(begin)
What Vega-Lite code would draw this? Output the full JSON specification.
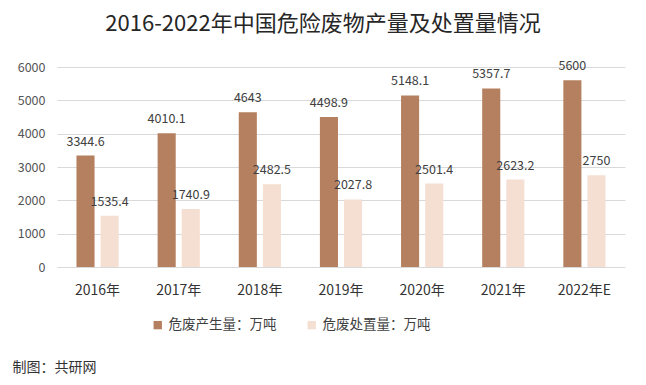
{
  "$schema": "https://vega.github.io/schema/vega-lite/v6.json",
  "autosize": "none",
  "width": 568,
  "height": 200,
  "padding": {"left": 57, "top": 67, "right": 21, "bottom": 118},
  "background": "white",
  "title": {
    "text": "2016-2022年中国危险废物产量及处置量情况",
    "font": "Noto Sans CJK SC",
    "fontSize": 22,
    "fontWeight": "normal",
    "color": "#262626",
    "anchor": "middle",
    "dx": -18,
    "offset": 24
  },
  "config": {
    "view": {"stroke": null},
    "font": "Noto Sans CJK SC"
  },
  "data": {
    "values": [
      {"year": "2016年", "type": "危废产生量：万吨", "value": 3344.6, "label": "3344.6"},
      {"year": "2016年", "type": "危废处置量：万吨", "value": 1535.4, "label": "1535.4"},
      {"year": "2017年", "type": "危废产生量：万吨", "value": 4010.1, "label": "4010.1"},
      {"year": "2017年", "type": "危废处置量：万吨", "value": 1740.9, "label": "1740.9"},
      {"year": "2018年", "type": "危废产生量：万吨", "value": 4643, "label": "4643"},
      {"year": "2018年", "type": "危废处置量：万吨", "value": 2482.5, "label": "2482.5"},
      {"year": "2019年", "type": "危废产生量：万吨", "value": 4498.9, "label": "4498.9"},
      {"year": "2019年", "type": "危废处置量：万吨", "value": 2027.8, "label": "2027.8"},
      {"year": "2020年", "type": "危废产生量：万吨", "value": 5148.1, "label": "5148.1"},
      {"year": "2020年", "type": "危废处置量：万吨", "value": 2501.4, "label": "2501.4"},
      {"year": "2021年", "type": "危废产生量：万吨", "value": 5357.7, "label": "5357.7"},
      {"year": "2021年", "type": "危废处置量：万吨", "value": 2623.2, "label": "2623.2"},
      {"year": "2022年E", "type": "危废产生量：万吨", "value": 5600, "label": "5600"},
      {"year": "2022年E", "type": "危废处置量：万吨", "value": 2750, "label": "2750"}
    ]
  },
  "encoding": {
    "x": {
      "field": "year",
      "type": "nominal",
      "sort": null,
      "scale": {"paddingInner": 0.48, "paddingOuter": 0.24},
      "axis": {
        "title": "制图：共研网",
        "titleFont": "Noto Sans CJK SC",
        "titleFontSize": 14,
        "titleFontWeight": "normal",
        "titleColor": "#333333",
        "titleAnchor": "start",
        "titleAlign": "left",
        "titleBaseline": "middle",
        "titleX": -45,
        "titleY": 100,
        "labelAngle": 0,
        "labelFontSize": 14,
        "labelColor": "#333333",
        "labelPadding": 16,
        "ticks": false,
        "domain": false,
        "grid": false
      }
    },
    "xOffset": {
      "field": "type",
      "type": "nominal",
      "sort": ["危废产生量：万吨", "危废处置量：万吨"],
      "scale": {"paddingInner": 0.25, "paddingOuter": 0}
    },
    "y": {
      "field": "value",
      "type": "quantitative",
      "scale": {"domain": [0, 6000], "nice": false},
      "axis": {
        "title": null,
        "values": [0, 1000, 2000, 3000, 4000, 5000, 6000],
        "format": "d",
        "labelFontSize": 12.5,
        "labelColor": "#555555",
        "labelPadding": 12,
        "ticks": false,
        "domain": false,
        "gridColor": "#d9d9d9",
        "gridWidth": 1
      }
    }
  },
  "layer": [
    {
      "mark": {"type": "bar"},
      "encoding": {
        "color": {
          "field": "type",
          "type": "nominal",
          "sort": ["危废产生量：万吨", "危废处置量：万吨"],
          "scale": {"range": ["#B5805F", "#F5DFD2"]},
          "legend": {
            "title": null,
            "orient": "none",
            "direction": "horizontal",
            "legendX": 94,
            "legendY": 251,
            "symbolType": "square",
            "symbolSize": 70,
            "symbolStrokeWidth": 0,
            "labelFontSize": 13.5,
            "labelColor": "#404040",
            "labelFont": "Noto Sans CJK SC",
            "columnPadding": 28,
            "labelOffset": 4
          }
        }
      }
    },
    {
      "mark": {"type": "text", "baseline": "middle", "dy": -14, "fontSize": 12.5, "color": "#404040"},
      "encoding": {
        "text": {"field": "label", "type": "nominal"}
      }
    }
  ]
}
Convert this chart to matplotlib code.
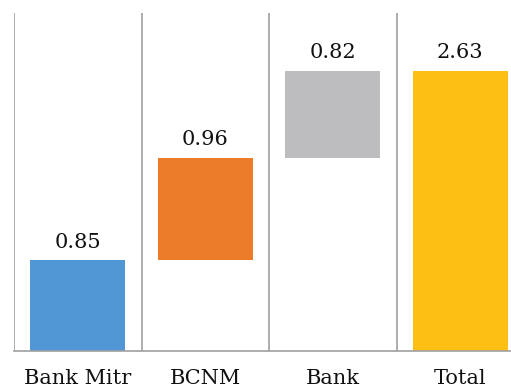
import matplotlib.pyplot as plt

# Datos del gráfico de cascada
categorias = ["Bank Mitr", "BCNM", "Bank", "Total"]
valores = [0.85, 0.96, 0.82, 2.63]
es_total = [False, False, False, True]
colores = ["#5197d5", "#ec7c2a", "#bdbdc0", "#fdbf14"]

# Base de cada barra: acumulado de las anteriores, cero para el total
bases = []
acumulado = 0.0
for v, t in zip(valores, es_total):
    if t:
        bases.append(0.0)
    else:
        bases.append(acumulado)
        acumulado += v

fig = plt.figure(figsize=(5.11, 3.89), dpi=100)
ax = fig.add_axes([14 / 511, 38 / 389, 510 / 511, 338 / 389])

x = list(range(len(categorias)))
ax.bar(x, valores, bottom=bases, width=0.745, color=colores, zorder=2)

for xi, v, b in zip(x, valores, bases):
    ax.text(xi, b + v + 0.08, f"{v:.2f}", ha="center", va="bottom",
            fontsize=15, family="DejaVu Serif", color="#111111")

ax.set_xlim(-0.5, 3.5)
ax.set_ylim(0, 3.17)
ax.set_xticks(x)
ax.set_xticklabels(categorias, fontsize=15, family="DejaVu Serif", color="#111111")
ax.tick_params(axis="x", length=0, pad=13)
ax.set_yticks([])

# Separadores verticales entre categorías
for xs in [-0.5, 0.5, 1.5, 2.5, 3.5]:
    ax.axvline(xs, color="#a0a0a0", linewidth=1.2, zorder=1)

for s in ["top", "right", "left"]:
    ax.spines[s].set_visible(False)
ax.spines["bottom"].set_color("#a0a0a0")
ax.spines["bottom"].set_linewidth(1.2)

plt.savefig("out.png", dpi=100)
(end)
* **Aim of the exercise**: Could you repeat all of the material exactly? Pictures should not be copied.

* **Exercise result**:
What Vega-Lite code would draw this? Output the full JSON specification.
{
  "$schema": "https://vega.github.io/schema/vega-lite/v6.json",
  "autosize": "none",
  "width": 568,
  "height": 200,
  "padding": {"left": 57, "top": 67, "right": 21, "bottom": 118},
  "background": "white",
  "title": {
    "text": "2016-2022年中国危险废物产量及处置量情况",
    "font": "Noto Sans CJK SC",
    "fontSize": 22,
    "fontWeight": "normal",
    "color": "#262626",
    "anchor": "middle",
    "dx": -18,
    "offset": 24
  },
  "config": {
    "view": {"stroke": null},
    "font": "Noto Sans CJK SC"
  },
  "data": {
    "values": [
      {"year": "2016年", "type": "危废产生量：万吨", "value": 3344.6, "label": "3344.6"},
      {"year": "2016年", "type": "危废处置量：万吨", "value": 1535.4, "label": "1535.4"},
      {"year": "2017年", "type": "危废产生量：万吨", "value": 4010.1, "label": "4010.1"},
      {"year": "2017年", "type": "危废处置量：万吨", "value": 1740.9, "label": "1740.9"},
      {"year": "2018年", "type": "危废产生量：万吨", "value": 4643, "label": "4643"},
      {"year": "2018年", "type": "危废处置量：万吨", "value": 2482.5, "label": "2482.5"},
      {"year": "2019年", "type": "危废产生量：万吨", "value": 4498.9, "label": "4498.9"},
      {"year": "2019年", "type": "危废处置量：万吨", "value": 2027.8, "label": "2027.8"},
      {"year": "2020年", "type": "危废产生量：万吨", "value": 5148.1, "label": "5148.1"},
      {"year": "2020年", "type": "危废处置量：万吨", "value": 2501.4, "label": "2501.4"},
      {"year": "2021年", "type": "危废产生量：万吨", "value": 5357.7, "label": "5357.7"},
      {"year": "2021年", "type": "危废处置量：万吨", "value": 2623.2, "label": "2623.2"},
      {"year": "2022年E", "type": "危废产生量：万吨", "value": 5600, "label": "5600"},
      {"year": "2022年E", "type": "危废处置量：万吨", "value": 2750, "label": "2750"}
    ]
  },
  "encoding": {
    "x": {
      "field": "year",
      "type": "nominal",
      "sort": null,
      "scale": {"paddingInner": 0.48, "paddingOuter": 0.24},
      "axis": {
        "title": "制图：共研网",
        "titleFont": "Noto Sans CJK SC",
        "titleFontSize": 14,
        "titleFontWeight": "normal",
        "titleColor": "#333333",
        "titleAnchor": "start",
        "titleAlign": "left",
        "titleBaseline": "middle",
        "titleX": -45,
        "titleY": 100,
        "labelAngle": 0,
        "labelFontSize": 14,
        "labelColor": "#333333",
        "labelPadding": 16,
        "ticks": false,
        "domain": false,
        "grid": false
      }
    },
    "xOffset": {
      "field": "type",
      "type": "nominal",
      "sort": ["危废产生量：万吨", "危废处置量：万吨"],
      "scale": {"paddingInner": 0.25, "paddingOuter": 0}
    },
    "y": {
      "field": "value",
      "type": "quantitative",
      "scale": {"domain": [0, 6000], "nice": false},
      "axis": {
        "title": null,
        "values": [0, 1000, 2000, 3000, 4000, 5000, 6000],
        "format": "d",
        "labelFontSize": 12.5,
        "labelColor": "#555555",
        "labelPadding": 12,
        "ticks": false,
        "domain": false,
        "gridColor": "#d9d9d9",
        "gridWidth": 1
      }
    }
  },
  "layer": [
    {
      "mark": {"type": "bar"},
      "encoding": {
        "color": {
          "field": "type",
          "type": "nominal",
          "sort": ["危废产生量：万吨", "危废处置量：万吨"],
          "scale": {"range": ["#B5805F", "#F5DFD2"]},
          "legend": {
            "title": null,
            "orient": "none",
            "direction": "horizontal",
            "legendX": 94,
            "legendY": 251,
            "symbolType": "square",
            "symbolSize": 70,
            "symbolStrokeWidth": 0,
            "labelFontSize": 13.5,
            "labelColor": "#404040",
            "labelFont": "Noto Sans CJK SC",
            "columnPadding": 28,
            "labelOffset": 4
          }
        }
      }
    },
    {
      "mark": {"type": "text", "baseline": "middle", "dy": -14, "fontSize": 12.5, "color": "#404040"},
      "encoding": {
        "text": {"field": "label", "type": "nominal"}
      }
    }
  ]
}
Convert this chart to matplotlib code.
import matplotlib.pyplot as plt

# Datos del gráfico de cascada
categorias = ["Bank Mitr", "BCNM", "Bank", "Total"]
valores = [0.85, 0.96, 0.82, 2.63]
es_total = [False, False, False, True]
colores = ["#5197d5", "#ec7c2a", "#bdbdc0", "#fdbf14"]

# Base de cada barra: acumulado de las anteriores, cero para el total
bases = []
acumulado = 0.0
for v, t in zip(valores, es_total):
    if t:
        bases.append(0.0)
    else:
        bases.append(acumulado)
        acumulado += v

fig = plt.figure(figsize=(5.11, 3.89), dpi=100)
ax = fig.add_axes([14 / 511, 38 / 389, 510 / 511, 338 / 389])

x = list(range(len(categorias)))
ax.bar(x, valores, bottom=bases, width=0.745, color=colores, zorder=2)

for xi, v, b in zip(x, valores, bases):
    ax.text(xi, b + v + 0.08, f"{v:.2f}", ha="center", va="bottom",
            fontsize=15, family="DejaVu Serif", color="#111111")

ax.set_xlim(-0.5, 3.5)
ax.set_ylim(0, 3.17)
ax.set_xticks(x)
ax.set_xticklabels(categorias, fontsize=15, family="DejaVu Serif", color="#111111")
ax.tick_params(axis="x", length=0, pad=13)
ax.set_yticks([])

# Separadores verticales entre categorías
for xs in [-0.5, 0.5, 1.5, 2.5, 3.5]:
    ax.axvline(xs, color="#a0a0a0", linewidth=1.2, zorder=1)

for s in ["top", "right", "left"]:
    ax.spines[s].set_visible(False)
ax.spines["bottom"].set_color("#a0a0a0")
ax.spines["bottom"].set_linewidth(1.2)

plt.savefig("out.png", dpi=100)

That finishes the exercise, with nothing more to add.